Many times in our lives, we will come up against "the system," but we always have a choice. We can either subscribe to the system, leave it, or work with it in order to effect change. When our professor assigned more reading to us than we thought we could digest and absorb, we spoke to him about it and worked out a policy where we would always let him know if we thought the reading assignments were too much. It has taken a few weeks to work out a system with which we are all satisfied, but we all agreed in the end.

Dartmouth prides itself on teaching us critical thinking skills, but only within the structure we are given. Do we ever think outside the "Dartmouth bubble?" Dartmouth also prides itself in preparing its students to venture out into the world. But can we think and work outside of Dartmouth's world? Yes, we think "critically" all right, but only within the structure that is given to us

Change is not always immediate. But when your professor assigns too much reading in class tomorrow, and you really think that you could get more quality out of the assignments if the quantity were reduced, then do not keep silent. Say something. The worst thing that can happen is that your request is denied.

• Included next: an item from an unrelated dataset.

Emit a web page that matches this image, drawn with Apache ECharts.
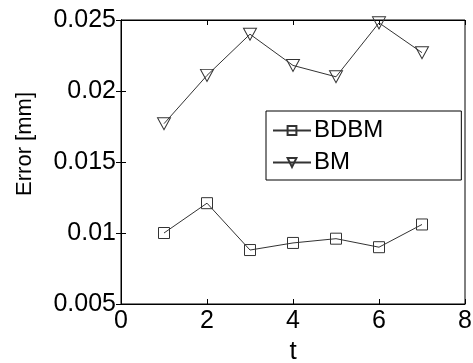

You might wonder what we are all doing at Dartmouth if we cannot even figure out why we are here. Perhaps by "critically thinking" about what a Dartmouth education means, we are contributing something valuable, something that gets lost beneath the dominant discourse on this campus. After all, we are all here to learn, right? We think that we as a student body would do well to think about what that means, because when true learning takes place, and we learn how to live outside of the books, the value of what we learn cannot be given a letter grade.